On the flip side, signing up to Facebook’s product raised concerns that control over the distribution process would be removed from publishers, keeping visitors well away from their own websites and platforms.

By 2017, more than half of Instant Article’s original partners had abandoned the project, the Columbia Journalism Review reported at the time.

But in 2015, one of the US media publishing industry’s biggest names, the New York Times, signed up to the deal – albeit reluctantly, admitting to fears it may end up undermining its own business.

Fast forward to late March in 2019, and the New York Times seems to have had a rethink. So when another Big Tech player, this time Apple, came knocking at its door with a proposal that is at its very core quite similar to that of Facebook back in the day, the publisher seems to be likely to now be saying “no.”

Reuters is reporting that Apple is offering “a direct-to-consumer streaming video, along with a news subscription service, by leveraging the power of its more than one billion devices.”

And it will be accessible via the Apple News app.

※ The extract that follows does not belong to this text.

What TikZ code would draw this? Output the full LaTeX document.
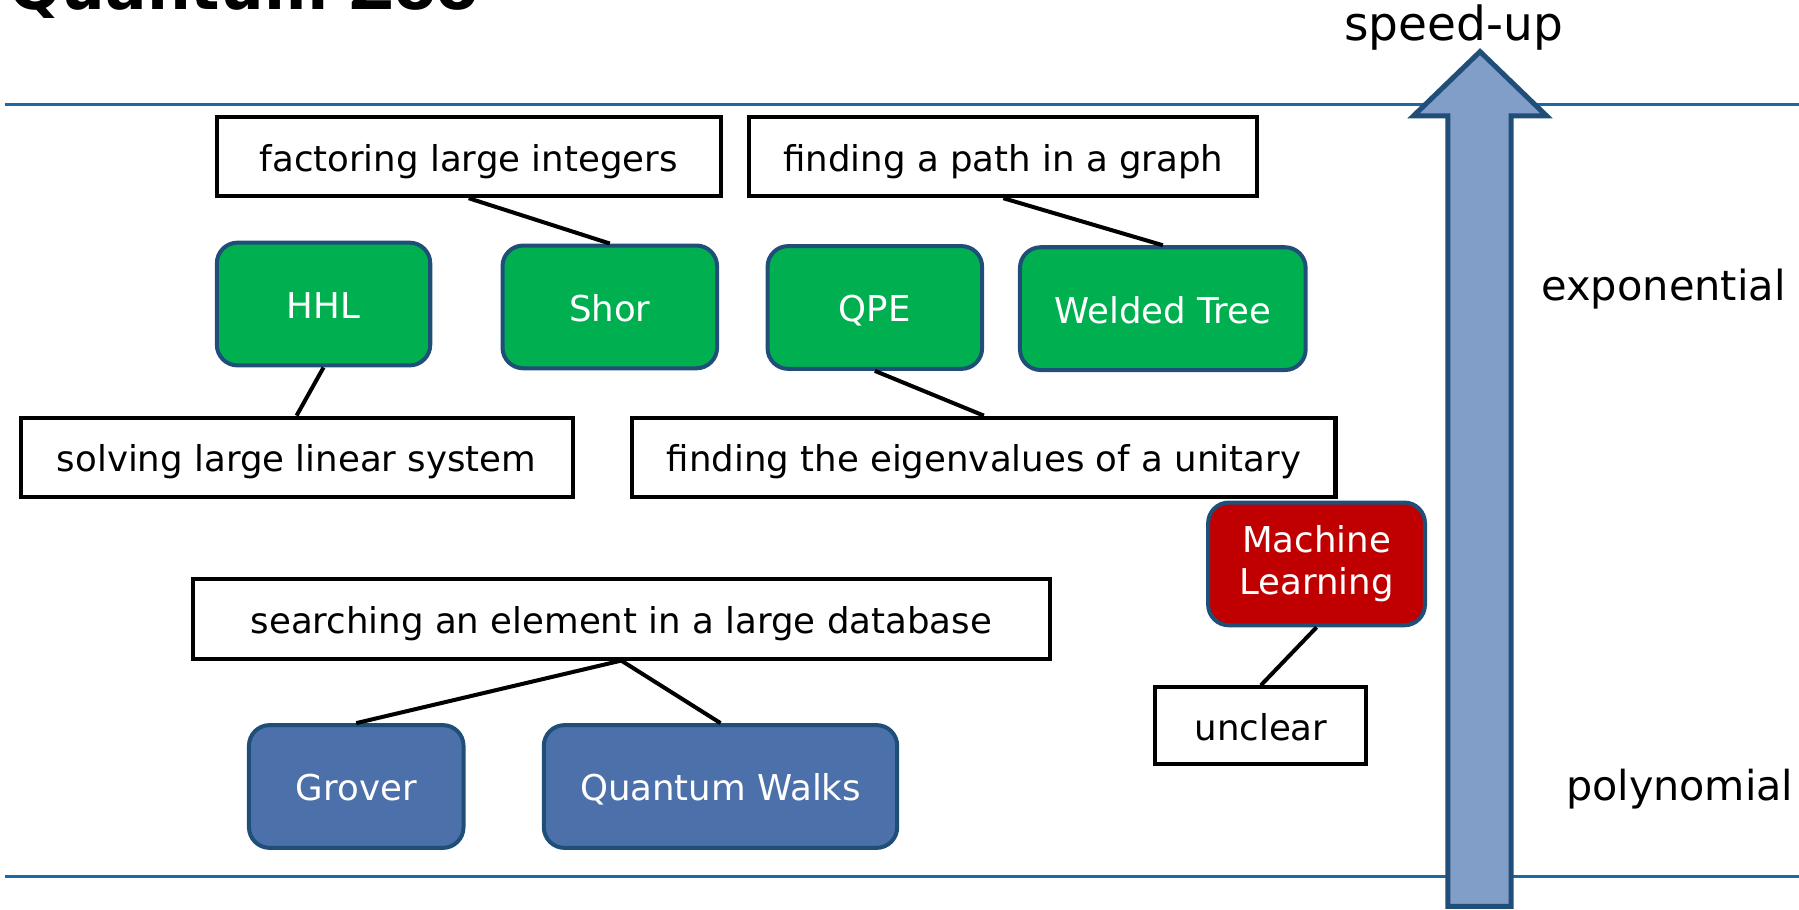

New York Times chief executive Mark Thompson shared with Reuters in an interview his concern that reliance on third party distribution could see publishers lose control of their products – and added that the company was “quite leery about the idea of almost habituating people to find our journalism somewhere else.”

Apple’s new service, covering “a variety of magazine and newspaper content” will be on offer for about $10 a month – with Apple itself expected to take a 50 percent cut, Reuters said.

Meanwhile, NYT charges its online subscribers $15 a month – so the math in favor if keeping the publisher’s content as close to home as possible seems quite obvious.